Categories: NewsCrimeNational

With the elderly in mind, U.S. Supreme Court wary of limiting police in home entries

By Andrew Chung

U.S. Supreme Court justices returned to the contentious issue of police powers on Wednesday as they grappled with whether to make it easier for officers to enter a home without a warrant for reasons of health or public safety in a case involving the confiscation of a Rhode Island man’s guns.

During arguments in the case, several justices seemed wary of impeding officers from quickly responding to grave situations in which a person might be injured or die, using examples of people who are suicidal or elderly people who may need help. Some justices, however, questioned how they could ensure that police would not abuse expanded powers to act without a warrant.

The man, Edward Caniglia, appealed a lower court ruling throwing out his lawsuit accusing police of violating his constitutional rights by bringing him to a hospital for a mental health evaluation and taking away his guns without a warrant after a 2015 argument with his wife.

Lower courts ruled that police in the Rhode Island city of Cranston did not violate the Constitution’s Fourth Amendment ban on unreasonable searches and seizures.

There is heightened public scrutiny of police conduct, including how authorities deal with mentally ill people, in the wake of protests in many cities last year against racism and police brutality.

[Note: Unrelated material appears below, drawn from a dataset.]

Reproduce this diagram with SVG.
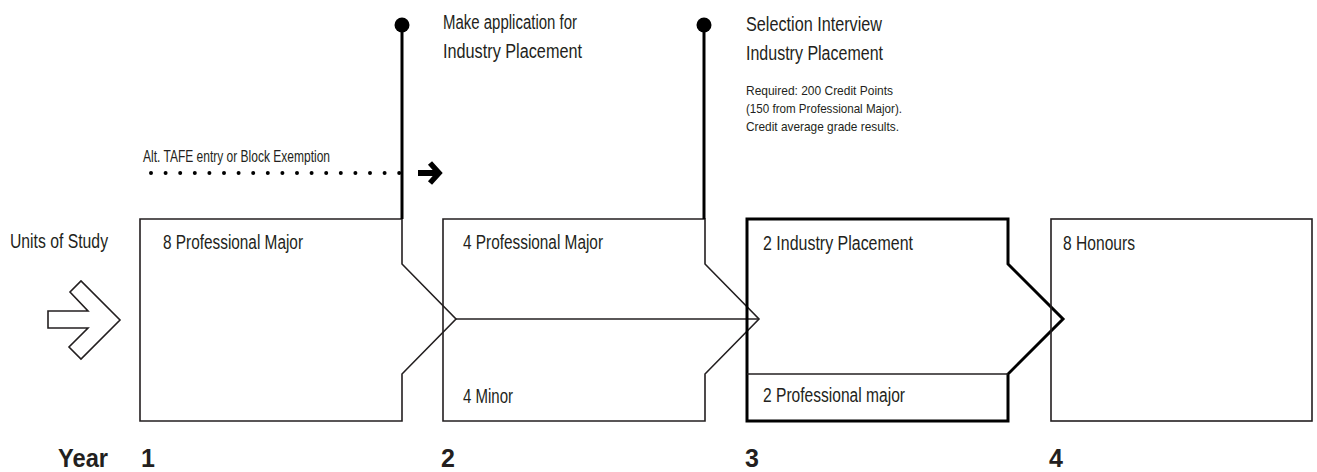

Conservative Justice Brett Kavanaugh said the case highlights two common situations – older people falling and suicides – in which imposing heightened requirements on police would cause them to back away instead of acting quickly.

“The longer you’re in the house and no one comes to get you, you’re more likely to die from the fall. The statistics are huge on older people dying from falls,” Kavanaugh told Caniglia’s attorney, Shay Dvoretzky.

Liberal Justice Sonia Sotomayor raised doubts about giving police the authority to judge the severity of any situation on their own without, for instance, the advice of mental health experts.

“Tell me, what is the limiting principle?” Sotomayor asked an attorney representing Cranston.

President Joe Biden’s administration backed police in the case. A Justice Department lawyer told the justices that officers should not be required to obtain warrants in situations in which people could be seriously harmed.